Ever since I heard about the Sandy Hook massacre, I have not known what to write. I go from article to article trying to find answers, I look at the photos of the victims. I am heartbroken for everyone who died, but I am most affected by the children.

I cannot stop thinking that 20 children (none older than 7) were mercilessly shot to death, in a place where they were supposed to be safe. The thought of innocent eyes facing evil, feeling terror and then pain in the last seconds of their lives is too horrible to contemplate. Then, there’s the heartbreak of parents who kissed their children good-bye and expected to see them in the afternoon, give them snacks, help them with their homework. Those parents will never hold their children in their arms again, will never see them grow up to become the men and women that they imagined. I don’t know how these parents will be able to go on.
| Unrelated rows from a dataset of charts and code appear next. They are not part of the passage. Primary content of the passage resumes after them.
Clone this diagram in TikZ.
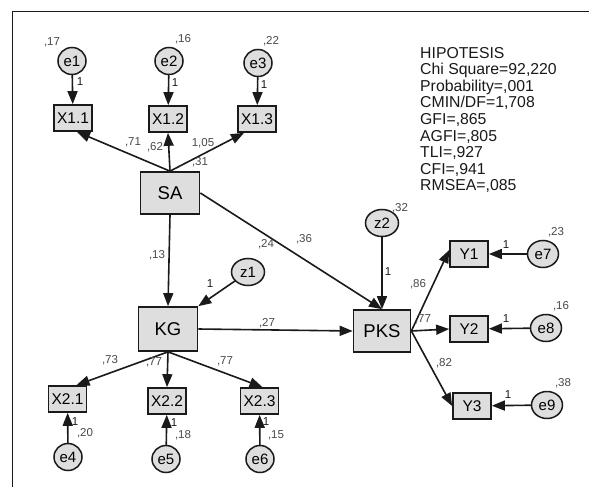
\documentclass[tikz,border=0pt]{standalone}
\usepackage{fontspec}
\setmainfont{Liberation Sans}
\usetikzlibrary{shapes.geometric,arrows.meta}
\definecolor{boxfill}{HTML}{DEDEDE}
\definecolor{lbl}{HTML}{4A4A4A}
\definecolor{ink}{HTML}{1A1A1A}
\begin{document}
\begin{tikzpicture}[x=1pt,y=-1pt,
 obs/.style={draw=ink, fill=boxfill, line width=1.7pt, inner sep=0pt, minimum width=38pt, minimum height=26pt, font=\fontsize{15.5}{17}\selectfont},
 big/.style={obs, minimum width=59pt, minimum height=42pt, font=\fontsize{18.5}{20}\selectfont},
 err/.style={ellipse, draw=ink, fill=boxfill, line width=1.5pt, inner sep=0pt, minimum width=28pt, minimum height=27pt, font=\fontsize{15}{16}\selectfont},
 dist/.style={err, minimum width=33pt},
 lab/.style={text=lbl, inner sep=0pt, font=\fontsize{11.5}{12}\selectfont},
 one/.style={text=ink, inner sep=0pt, font=\fontsize{11.5}{12}\selectfont},
 fit/.style={anchor=base west, inner sep=0pt, text=ink, font=\fontsize{15.8}{17}\selectfont},
 arr/.style={draw=ink, line width=1.6pt, -{Triangle[length=13pt,width=10pt]}}
]
\useasboundingbox (0,0) rectangle (589,487);
\fill[white] (0,0) rectangle (589,487);
\draw[ink, line width=1.5pt] (12.3,487) -- (12.3,11.7) -- (589,11.7);

% fit statistics
\node[fit] (h1) at (420,58.3) {HIPOTESIS};
\node[fit] (h2) at (420,74.85) {Chi Square=92,220};
\node[fit] (h3) at (420,91.4) {Probability=,001};
\node[fit] (h4) at (420,107.95) {CMIN/DF=1,708};
\node[fit] (h5) at (420,124.5) {GFI=,865};
\node[fit] (h6) at (420,141.05) {AGFI=,805};
\node[fit] (h7) at (420,157.6) {TLI=,927};
\node[fit] (h8) at (420,174.15) {CFI=,941};
\node[fit] (h9) at (420,190.7) {RMSEA=,085};

% error terms
\node[err] (e1) at (72,61) {e1};
\node[err] (e2) at (169,61) {e2};
\node[err] (e3) at (258,63) {e3};
\node[err] (e4) at (68,457) {e4};
\node[err] (e5) at (166,459) {e5};
\node[err] (e6) at (260,459) {e6};
\node[err, minimum width=31pt] (e7) at (543,254) {e7};
\node[err, minimum width=31pt] (e8) at (546,328) {e8};
\node[err, minimum width=31pt] (e9) at (547,405) {e9};
\node[dist] (z1) at (248,272) {z1};
\node[dist] (z2) at (382,223) {z2};

% indicators
\node[obs] (X11) at (73,118) {X1.1};
\node[obs] (X12) at (168,119) {X1.2};
\node[obs] (X13) at (257,119) {X1.3};
\node[obs] (X21) at (67.5,399) {X2.1};
\node[obs] (X22) at (167,401) {X2.2};
\node[obs] (X23) at (259.5,401) {X2.3};
\node[obs] (Y1) at (469,254) {Y1};
\node[obs] (Y2) at (469,329) {Y2};
\node[obs] (Y3) at (472,406) {Y3};

% constructs
\node[big] (SA) at (170,193) {SA};
\node[big, minimum height=44pt] (KG) at (168,329) {KG};
\node[big, minimum width=57pt] (PKS) at (382,331) {PKS};

% connectors
\draw[arr] (e1) -- (X11);
\draw[arr] (e2) -- (X12);
\draw[arr] (e3) -- (X13);
\draw[arr] (SA.north) -- ([xshift=4pt]X11.south);
\draw[arr] (SA.north) -- (X12.south);
\draw[arr] (SA.north) -- ([xshift=-13pt]X13.south);
\draw[arr] (SA.south) -- (KG.north);
\draw[arr] (SA.east) -- (PKS.north);
\draw[arr] (z1) -- (KG.north east);
\draw[arr] (z2) -- (PKS.north);
\draw[arr] (KG.east) -- (PKS.west);
\draw[arr] (KG.south) -- ([xshift=9pt]X21.north);
\draw[arr] (KG.south) -- (X22.north);
\draw[arr] (KG.south) -- ([xshift=3pt]X23.north);
\draw[arr] (e4) -- (X21);
\draw[arr] (e5) -- (X22);
\draw[arr] (e6) -- (X23);
\draw[arr] (PKS.east) -- ([yshift=4pt]Y1.west);
\draw[arr] (PKS.east) -- (Y2.west);
\draw[arr] (PKS.east) -- (Y3.west);
\draw[arr] (e7) -- (Y1);
\draw[arr] (e8) -- (Y2);
\draw[arr] (e9) -- (Y3);

% labels
\node[lab] (l1) at (52,42) {,17};
\node[lab] (l2) at (183,39) {,16};
\node[lab] (l3) at (271,41) {,22};
\node[one] (o1) at (80,82) {1};
\node[one] (o2) at (175,83) {1};
\node[one] (o3) at (264,85) {1};
\node[lab] (l4) at (133,142) {,71};
\node[lab] (l5) at (155,147) {,62};
\node[lab] (l6) at (203,143) {1,05};
\node[lab] (l7) at (200,162) {,31};
\node[lab] (l8) at (157,255) {,13};
\node[lab] (l9) at (266,244) {,24};
\node[one] (o4) at (210,284) {1};
\node[lab] (l10) at (304,239) {,36};
\node[lab] (l11) at (400,208) {,32};
\node[one] (o5) at (388,272) {1};
\node[lab] (l12) at (267,323) {,27};
\node[lab] (l13) at (418,284) {,86};
\node[lab] (l14) at (423,319) {,77};
\node[lab] (l15) at (444,363) {,82};
\node[one] (o6) at (506,245) {1};
\node[one] (o7) at (506,319) {1};
\node[one] (o8) at (508,395) {1};
\node[lab] (l16) at (556,232) {,23};
\node[lab] (l17) at (561,306) {,16};
\node[lab] (l18) at (563,383) {,38};
\node[lab] (l19) at (110,360) {,73};
\node[lab] (l20) at (154,362) {,77};
\node[lab] (l21) at (225,361) {,77};
\node[one] (o9) at (75,422) {1};
\node[lab] (l22) at (85,433) {,20};
\node[one] (o10) at (174,423) {1};
\node[lab] (l23) at (183,435) {,18};
\node[one] (o11) at (266,422) {1};
\node[lab] (l24) at (276,435) {,15};
\end{tikzpicture}
\end{document}
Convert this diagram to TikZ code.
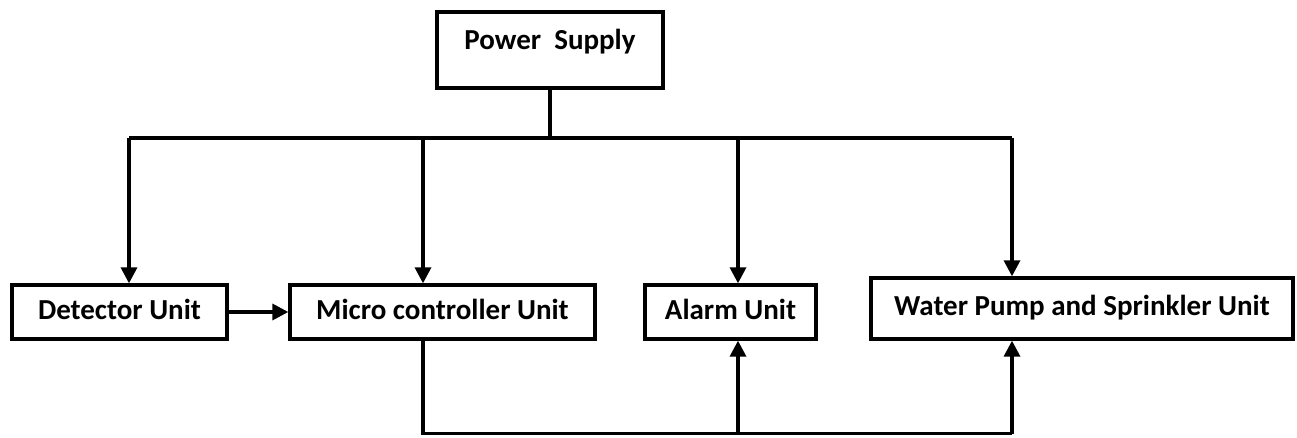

The Children Of Sandy Hook

Personally, I would like to see all guns banned , but I know that this will never happen. Instead, I’m waiting to start hearing again, “Guns don’t kill people, people kill people,” a phrase that I have always found to be stupid and insulting. I am aware that there will always be unstable people that will find a way to inflict harm and kill others. But I cannot stop wondering how many victims we would be mourning if Adam Lanza had walked into Sandy Hook with a knife instead of  an assault weapon. I can say with certainty, a lot fewer than 26.

I don’t know what we can do, but we must do something. Perhaps we need to have a peaceful, gunless revolution where we petition our government to pass gun laws that make sense. Mother Jones, in an article entitled “The NRA Surge:  99 Laws Rolling Back Gun Restrictions,” reports that “In the past four years a barrage of measures across 37 states have made it easier to own, carry, and conceal firearms.”   The Christian Science Monitor reports that close to 100,000 Americans are shot or killed by gun incidents each year. I urge you to read both articles.

When will this stop? When a majority of us decides that enough is enough, when we collectively decide that it is more important to protect our children and our loved ones than to have the freedom to bear any type of armed weapon. If Sandy Hook helps us to get closer to this decision, then perhaps, the death of all those who lost their lives so senselessly can make some sense after all.